Given task:
Search the records for "this". Copy every line where it appears.

Dataset entries:
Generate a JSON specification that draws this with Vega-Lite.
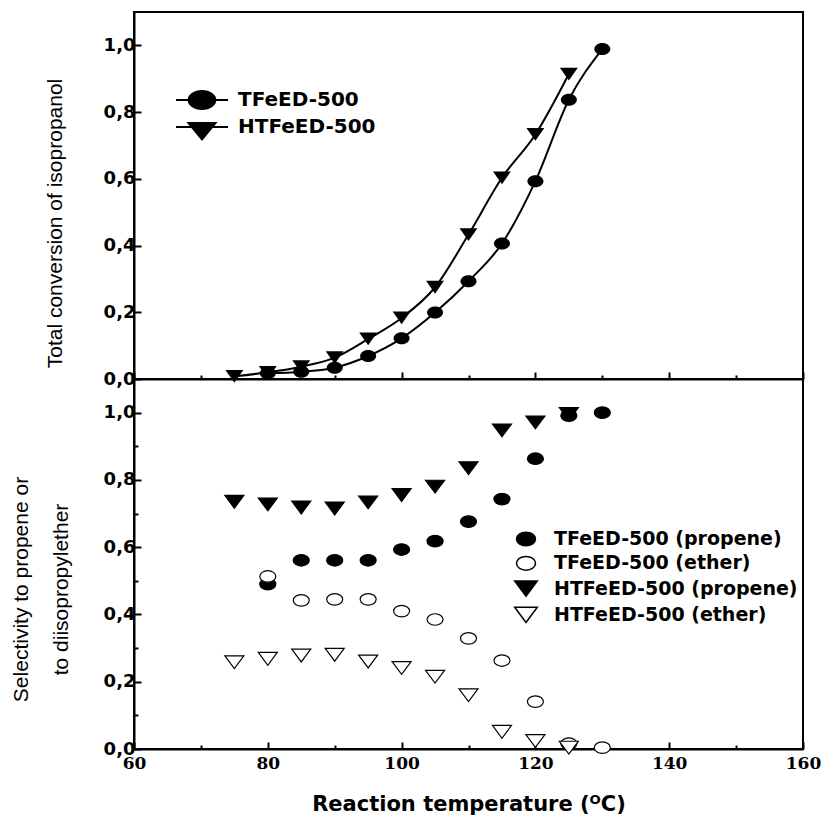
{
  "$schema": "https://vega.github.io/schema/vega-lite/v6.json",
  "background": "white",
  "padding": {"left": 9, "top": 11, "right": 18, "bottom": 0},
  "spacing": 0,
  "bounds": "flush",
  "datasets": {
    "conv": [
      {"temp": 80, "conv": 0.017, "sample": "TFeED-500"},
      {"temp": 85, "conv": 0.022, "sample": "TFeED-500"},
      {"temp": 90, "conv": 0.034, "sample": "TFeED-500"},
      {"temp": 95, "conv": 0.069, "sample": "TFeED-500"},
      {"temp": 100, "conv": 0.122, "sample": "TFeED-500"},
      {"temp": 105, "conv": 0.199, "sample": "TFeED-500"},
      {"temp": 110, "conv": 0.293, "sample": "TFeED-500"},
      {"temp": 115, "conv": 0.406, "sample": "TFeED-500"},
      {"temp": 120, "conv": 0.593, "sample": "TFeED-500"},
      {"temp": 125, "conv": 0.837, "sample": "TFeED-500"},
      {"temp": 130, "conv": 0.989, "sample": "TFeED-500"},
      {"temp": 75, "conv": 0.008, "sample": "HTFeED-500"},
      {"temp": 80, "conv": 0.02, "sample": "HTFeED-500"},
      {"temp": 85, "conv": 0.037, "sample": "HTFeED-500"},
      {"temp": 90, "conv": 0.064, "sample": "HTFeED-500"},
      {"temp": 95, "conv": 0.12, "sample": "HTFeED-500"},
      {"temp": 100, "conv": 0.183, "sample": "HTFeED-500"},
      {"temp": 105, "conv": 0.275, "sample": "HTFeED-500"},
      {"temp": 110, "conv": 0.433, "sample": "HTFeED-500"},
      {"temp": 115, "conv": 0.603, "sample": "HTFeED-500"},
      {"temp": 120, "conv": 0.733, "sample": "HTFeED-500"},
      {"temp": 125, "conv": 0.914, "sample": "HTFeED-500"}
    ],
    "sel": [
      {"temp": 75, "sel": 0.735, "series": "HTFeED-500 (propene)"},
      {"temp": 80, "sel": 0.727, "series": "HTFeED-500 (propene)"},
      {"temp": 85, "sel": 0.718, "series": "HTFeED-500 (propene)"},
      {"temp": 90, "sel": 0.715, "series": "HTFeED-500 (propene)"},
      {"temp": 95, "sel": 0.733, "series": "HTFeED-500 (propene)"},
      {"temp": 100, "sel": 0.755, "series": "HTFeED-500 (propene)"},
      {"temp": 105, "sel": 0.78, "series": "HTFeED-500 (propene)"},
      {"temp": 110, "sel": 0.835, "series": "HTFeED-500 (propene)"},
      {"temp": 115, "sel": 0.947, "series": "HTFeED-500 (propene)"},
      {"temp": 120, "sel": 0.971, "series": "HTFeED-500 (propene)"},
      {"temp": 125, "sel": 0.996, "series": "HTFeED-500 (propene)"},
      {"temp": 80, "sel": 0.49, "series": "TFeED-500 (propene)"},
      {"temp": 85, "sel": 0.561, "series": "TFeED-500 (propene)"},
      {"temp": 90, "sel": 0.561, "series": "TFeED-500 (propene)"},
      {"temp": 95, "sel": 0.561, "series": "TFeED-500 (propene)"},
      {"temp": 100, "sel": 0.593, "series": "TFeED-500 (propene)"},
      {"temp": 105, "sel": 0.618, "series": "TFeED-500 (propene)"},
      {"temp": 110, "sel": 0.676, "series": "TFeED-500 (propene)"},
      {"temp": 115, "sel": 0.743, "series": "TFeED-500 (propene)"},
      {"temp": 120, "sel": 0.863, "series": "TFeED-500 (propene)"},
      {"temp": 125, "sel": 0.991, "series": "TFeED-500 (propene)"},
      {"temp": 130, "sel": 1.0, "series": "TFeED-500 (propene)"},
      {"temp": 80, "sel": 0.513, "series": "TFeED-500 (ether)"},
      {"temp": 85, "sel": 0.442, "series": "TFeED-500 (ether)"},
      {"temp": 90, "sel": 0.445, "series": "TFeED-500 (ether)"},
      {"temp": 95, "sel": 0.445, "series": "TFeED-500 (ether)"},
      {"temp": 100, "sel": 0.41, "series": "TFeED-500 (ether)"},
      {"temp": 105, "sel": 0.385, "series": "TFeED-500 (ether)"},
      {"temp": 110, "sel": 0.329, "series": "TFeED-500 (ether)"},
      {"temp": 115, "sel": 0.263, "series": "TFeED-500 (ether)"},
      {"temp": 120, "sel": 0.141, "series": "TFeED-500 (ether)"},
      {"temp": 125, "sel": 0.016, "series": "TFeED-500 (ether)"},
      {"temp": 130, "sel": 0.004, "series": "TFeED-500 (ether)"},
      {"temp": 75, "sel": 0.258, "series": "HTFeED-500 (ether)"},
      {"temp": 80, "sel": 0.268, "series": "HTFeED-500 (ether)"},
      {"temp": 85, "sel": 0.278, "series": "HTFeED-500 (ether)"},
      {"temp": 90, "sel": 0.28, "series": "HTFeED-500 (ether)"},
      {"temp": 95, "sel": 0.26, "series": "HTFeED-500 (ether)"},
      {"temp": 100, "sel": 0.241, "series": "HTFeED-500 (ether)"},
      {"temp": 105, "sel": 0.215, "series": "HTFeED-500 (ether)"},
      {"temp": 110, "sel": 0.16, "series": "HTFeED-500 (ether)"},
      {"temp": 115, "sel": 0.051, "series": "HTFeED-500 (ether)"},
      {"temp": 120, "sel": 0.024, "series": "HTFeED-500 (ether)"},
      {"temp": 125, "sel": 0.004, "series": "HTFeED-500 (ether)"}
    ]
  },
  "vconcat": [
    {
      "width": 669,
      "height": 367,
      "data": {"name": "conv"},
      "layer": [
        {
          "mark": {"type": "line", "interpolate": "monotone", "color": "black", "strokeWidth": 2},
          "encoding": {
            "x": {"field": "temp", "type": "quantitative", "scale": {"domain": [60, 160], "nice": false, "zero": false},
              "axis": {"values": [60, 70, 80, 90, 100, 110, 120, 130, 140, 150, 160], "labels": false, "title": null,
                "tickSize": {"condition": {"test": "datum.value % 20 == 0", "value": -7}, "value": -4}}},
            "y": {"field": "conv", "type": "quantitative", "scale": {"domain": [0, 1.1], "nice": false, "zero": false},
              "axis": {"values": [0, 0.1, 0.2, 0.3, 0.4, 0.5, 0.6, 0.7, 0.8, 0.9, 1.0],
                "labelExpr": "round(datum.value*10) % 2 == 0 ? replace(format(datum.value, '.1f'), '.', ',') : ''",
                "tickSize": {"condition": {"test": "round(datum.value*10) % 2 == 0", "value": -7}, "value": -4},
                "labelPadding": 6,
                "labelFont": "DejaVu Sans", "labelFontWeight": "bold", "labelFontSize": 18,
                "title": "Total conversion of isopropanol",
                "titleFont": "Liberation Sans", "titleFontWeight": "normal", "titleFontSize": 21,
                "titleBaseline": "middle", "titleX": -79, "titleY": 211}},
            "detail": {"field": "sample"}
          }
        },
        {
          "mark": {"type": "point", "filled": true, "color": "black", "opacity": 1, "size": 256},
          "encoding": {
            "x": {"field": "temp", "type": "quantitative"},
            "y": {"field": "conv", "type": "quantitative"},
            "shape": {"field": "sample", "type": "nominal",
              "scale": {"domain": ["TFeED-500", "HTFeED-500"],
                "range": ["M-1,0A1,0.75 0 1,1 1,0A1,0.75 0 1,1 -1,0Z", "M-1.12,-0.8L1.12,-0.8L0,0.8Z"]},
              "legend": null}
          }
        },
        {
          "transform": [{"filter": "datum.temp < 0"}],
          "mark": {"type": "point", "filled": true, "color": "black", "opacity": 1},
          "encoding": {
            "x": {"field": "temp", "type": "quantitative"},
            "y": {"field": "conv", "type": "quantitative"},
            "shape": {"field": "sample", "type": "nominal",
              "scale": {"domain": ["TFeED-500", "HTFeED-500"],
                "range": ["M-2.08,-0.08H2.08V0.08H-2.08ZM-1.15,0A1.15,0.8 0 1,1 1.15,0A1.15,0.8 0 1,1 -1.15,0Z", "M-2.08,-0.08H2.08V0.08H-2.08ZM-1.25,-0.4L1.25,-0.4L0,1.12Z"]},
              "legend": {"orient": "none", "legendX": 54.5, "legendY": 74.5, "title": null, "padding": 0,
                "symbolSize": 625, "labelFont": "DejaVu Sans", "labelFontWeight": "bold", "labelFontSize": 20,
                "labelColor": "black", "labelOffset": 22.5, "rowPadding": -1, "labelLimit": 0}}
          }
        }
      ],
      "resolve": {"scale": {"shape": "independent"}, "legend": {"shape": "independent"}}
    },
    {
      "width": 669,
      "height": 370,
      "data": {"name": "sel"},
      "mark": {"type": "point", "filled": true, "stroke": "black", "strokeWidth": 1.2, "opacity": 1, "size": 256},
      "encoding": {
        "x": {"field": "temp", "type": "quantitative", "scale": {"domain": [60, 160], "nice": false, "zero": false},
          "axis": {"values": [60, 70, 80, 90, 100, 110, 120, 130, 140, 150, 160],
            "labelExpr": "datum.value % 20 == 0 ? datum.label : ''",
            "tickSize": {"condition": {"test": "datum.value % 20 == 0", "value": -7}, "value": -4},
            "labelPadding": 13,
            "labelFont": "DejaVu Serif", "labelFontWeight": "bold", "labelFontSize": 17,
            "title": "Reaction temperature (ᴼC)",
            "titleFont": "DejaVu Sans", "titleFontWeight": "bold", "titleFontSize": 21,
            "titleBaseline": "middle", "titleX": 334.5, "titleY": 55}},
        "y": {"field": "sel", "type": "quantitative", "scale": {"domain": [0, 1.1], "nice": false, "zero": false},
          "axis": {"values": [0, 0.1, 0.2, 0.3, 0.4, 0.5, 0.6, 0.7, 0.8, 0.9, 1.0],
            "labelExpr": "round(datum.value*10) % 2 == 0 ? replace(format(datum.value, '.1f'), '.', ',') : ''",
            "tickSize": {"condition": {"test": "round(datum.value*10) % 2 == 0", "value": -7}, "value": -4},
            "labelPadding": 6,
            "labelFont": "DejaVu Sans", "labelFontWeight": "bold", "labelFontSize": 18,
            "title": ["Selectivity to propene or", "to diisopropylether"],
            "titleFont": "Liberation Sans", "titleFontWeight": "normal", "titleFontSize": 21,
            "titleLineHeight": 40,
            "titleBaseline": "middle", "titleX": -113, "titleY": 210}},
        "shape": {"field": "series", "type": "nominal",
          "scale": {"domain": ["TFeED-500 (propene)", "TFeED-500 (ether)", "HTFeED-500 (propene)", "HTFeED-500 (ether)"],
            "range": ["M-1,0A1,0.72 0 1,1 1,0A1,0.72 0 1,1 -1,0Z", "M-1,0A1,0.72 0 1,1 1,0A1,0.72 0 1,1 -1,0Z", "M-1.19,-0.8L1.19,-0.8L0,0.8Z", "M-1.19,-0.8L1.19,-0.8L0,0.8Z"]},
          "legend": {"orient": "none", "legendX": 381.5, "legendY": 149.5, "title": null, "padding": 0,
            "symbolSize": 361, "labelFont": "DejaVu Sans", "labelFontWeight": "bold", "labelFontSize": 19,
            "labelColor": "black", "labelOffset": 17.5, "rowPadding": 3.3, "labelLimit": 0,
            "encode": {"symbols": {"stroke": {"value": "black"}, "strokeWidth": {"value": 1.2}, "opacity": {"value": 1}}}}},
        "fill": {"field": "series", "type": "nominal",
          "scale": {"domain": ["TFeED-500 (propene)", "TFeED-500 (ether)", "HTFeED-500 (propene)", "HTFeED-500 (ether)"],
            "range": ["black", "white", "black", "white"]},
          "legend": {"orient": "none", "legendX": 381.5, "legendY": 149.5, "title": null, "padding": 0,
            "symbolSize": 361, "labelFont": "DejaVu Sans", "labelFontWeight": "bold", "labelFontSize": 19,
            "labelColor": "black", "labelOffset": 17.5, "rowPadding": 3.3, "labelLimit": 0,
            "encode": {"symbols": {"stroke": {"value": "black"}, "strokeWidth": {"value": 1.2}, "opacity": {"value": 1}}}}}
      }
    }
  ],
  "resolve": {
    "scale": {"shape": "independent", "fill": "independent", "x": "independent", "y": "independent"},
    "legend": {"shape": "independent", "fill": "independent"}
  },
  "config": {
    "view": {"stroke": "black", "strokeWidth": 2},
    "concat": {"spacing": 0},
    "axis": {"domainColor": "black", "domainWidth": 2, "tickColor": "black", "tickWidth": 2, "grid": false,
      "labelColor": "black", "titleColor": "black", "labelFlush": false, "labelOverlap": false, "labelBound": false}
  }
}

---

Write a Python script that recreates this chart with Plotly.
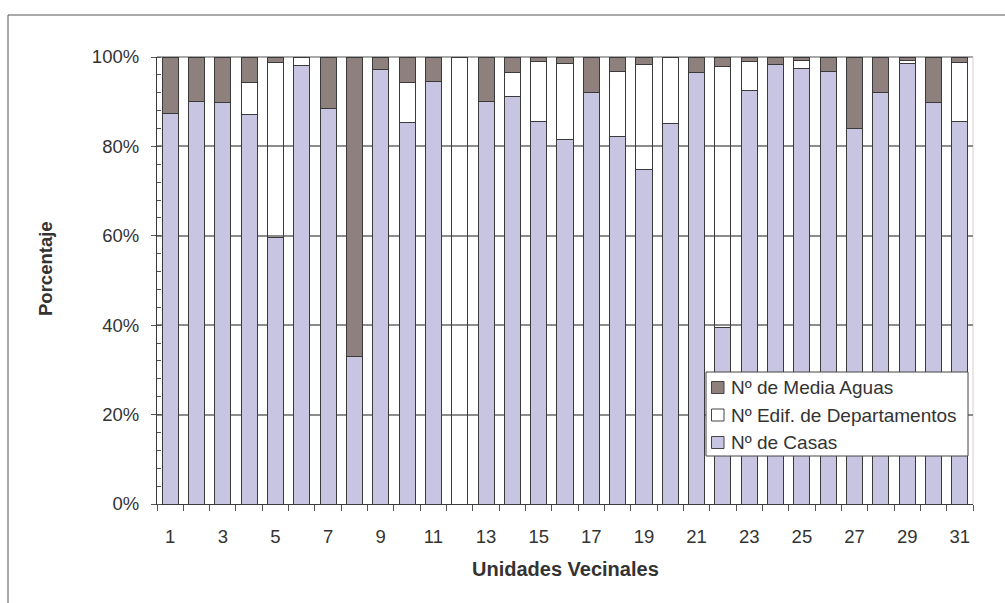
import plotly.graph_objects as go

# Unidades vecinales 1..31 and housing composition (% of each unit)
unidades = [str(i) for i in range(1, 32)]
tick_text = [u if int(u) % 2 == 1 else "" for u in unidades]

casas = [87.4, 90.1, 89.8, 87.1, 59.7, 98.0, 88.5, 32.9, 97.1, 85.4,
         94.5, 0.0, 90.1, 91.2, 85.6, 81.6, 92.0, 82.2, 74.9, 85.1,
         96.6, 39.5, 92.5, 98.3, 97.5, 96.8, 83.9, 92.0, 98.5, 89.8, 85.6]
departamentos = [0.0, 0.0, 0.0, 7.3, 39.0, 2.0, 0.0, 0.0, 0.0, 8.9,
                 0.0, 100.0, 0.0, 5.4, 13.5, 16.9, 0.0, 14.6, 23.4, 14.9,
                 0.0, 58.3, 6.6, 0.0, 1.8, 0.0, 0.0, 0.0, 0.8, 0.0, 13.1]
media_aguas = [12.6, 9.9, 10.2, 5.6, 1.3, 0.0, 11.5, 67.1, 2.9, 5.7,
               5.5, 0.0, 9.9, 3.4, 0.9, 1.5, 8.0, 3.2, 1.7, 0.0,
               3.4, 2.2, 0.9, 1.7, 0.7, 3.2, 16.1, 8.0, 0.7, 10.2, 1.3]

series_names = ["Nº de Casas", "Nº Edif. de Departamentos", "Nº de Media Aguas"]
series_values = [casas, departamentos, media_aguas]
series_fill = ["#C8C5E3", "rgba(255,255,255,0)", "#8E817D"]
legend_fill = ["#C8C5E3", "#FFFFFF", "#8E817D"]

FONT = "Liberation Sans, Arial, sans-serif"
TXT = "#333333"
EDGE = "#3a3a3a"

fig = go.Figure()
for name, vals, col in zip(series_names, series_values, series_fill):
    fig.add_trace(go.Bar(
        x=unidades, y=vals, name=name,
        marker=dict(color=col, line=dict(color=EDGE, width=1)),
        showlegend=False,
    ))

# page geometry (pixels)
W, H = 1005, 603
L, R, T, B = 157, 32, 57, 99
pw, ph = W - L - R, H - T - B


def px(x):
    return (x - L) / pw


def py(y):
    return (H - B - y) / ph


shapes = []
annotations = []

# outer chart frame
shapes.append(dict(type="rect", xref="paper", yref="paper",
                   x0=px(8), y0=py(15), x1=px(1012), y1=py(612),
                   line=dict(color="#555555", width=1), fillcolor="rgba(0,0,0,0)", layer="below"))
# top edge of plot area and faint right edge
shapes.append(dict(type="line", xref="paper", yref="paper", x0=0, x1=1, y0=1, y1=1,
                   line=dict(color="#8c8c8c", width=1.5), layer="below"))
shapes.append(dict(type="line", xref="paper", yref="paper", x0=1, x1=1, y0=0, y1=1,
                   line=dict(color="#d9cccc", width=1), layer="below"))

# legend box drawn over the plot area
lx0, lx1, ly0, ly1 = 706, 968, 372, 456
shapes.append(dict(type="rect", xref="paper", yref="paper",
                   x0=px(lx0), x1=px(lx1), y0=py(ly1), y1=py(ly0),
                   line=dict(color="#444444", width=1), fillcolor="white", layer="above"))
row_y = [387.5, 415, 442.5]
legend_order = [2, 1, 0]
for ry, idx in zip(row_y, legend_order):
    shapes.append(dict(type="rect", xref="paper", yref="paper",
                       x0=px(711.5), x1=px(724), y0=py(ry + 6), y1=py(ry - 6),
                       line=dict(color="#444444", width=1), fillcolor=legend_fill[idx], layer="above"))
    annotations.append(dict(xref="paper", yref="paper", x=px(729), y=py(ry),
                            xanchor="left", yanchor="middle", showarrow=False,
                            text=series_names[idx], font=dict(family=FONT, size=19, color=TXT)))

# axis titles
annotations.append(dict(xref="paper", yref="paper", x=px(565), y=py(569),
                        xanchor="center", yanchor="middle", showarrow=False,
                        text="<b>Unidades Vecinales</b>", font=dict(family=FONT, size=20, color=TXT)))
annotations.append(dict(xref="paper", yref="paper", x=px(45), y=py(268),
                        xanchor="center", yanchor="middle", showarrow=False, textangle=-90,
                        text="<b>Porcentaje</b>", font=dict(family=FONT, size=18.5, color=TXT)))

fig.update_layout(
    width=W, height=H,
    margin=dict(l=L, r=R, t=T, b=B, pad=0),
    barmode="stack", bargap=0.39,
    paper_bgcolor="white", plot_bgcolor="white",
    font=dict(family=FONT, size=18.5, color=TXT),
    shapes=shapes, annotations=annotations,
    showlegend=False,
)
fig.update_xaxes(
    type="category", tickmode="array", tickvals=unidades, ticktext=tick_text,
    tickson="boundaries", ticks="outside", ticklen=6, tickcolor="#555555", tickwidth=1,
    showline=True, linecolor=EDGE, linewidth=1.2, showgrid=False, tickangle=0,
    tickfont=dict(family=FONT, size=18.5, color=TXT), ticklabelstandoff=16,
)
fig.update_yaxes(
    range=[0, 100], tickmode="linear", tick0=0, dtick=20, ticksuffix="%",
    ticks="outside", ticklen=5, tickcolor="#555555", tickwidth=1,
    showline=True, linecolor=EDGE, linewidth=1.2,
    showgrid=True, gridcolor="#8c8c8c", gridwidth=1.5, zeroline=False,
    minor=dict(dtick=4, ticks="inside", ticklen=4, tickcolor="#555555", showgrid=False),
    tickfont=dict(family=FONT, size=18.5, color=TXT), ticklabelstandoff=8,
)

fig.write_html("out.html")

Task answer:
Generate a JSON specification that draws this with Vega-Lite.
Write a Python script that recreates this chart with Plotly.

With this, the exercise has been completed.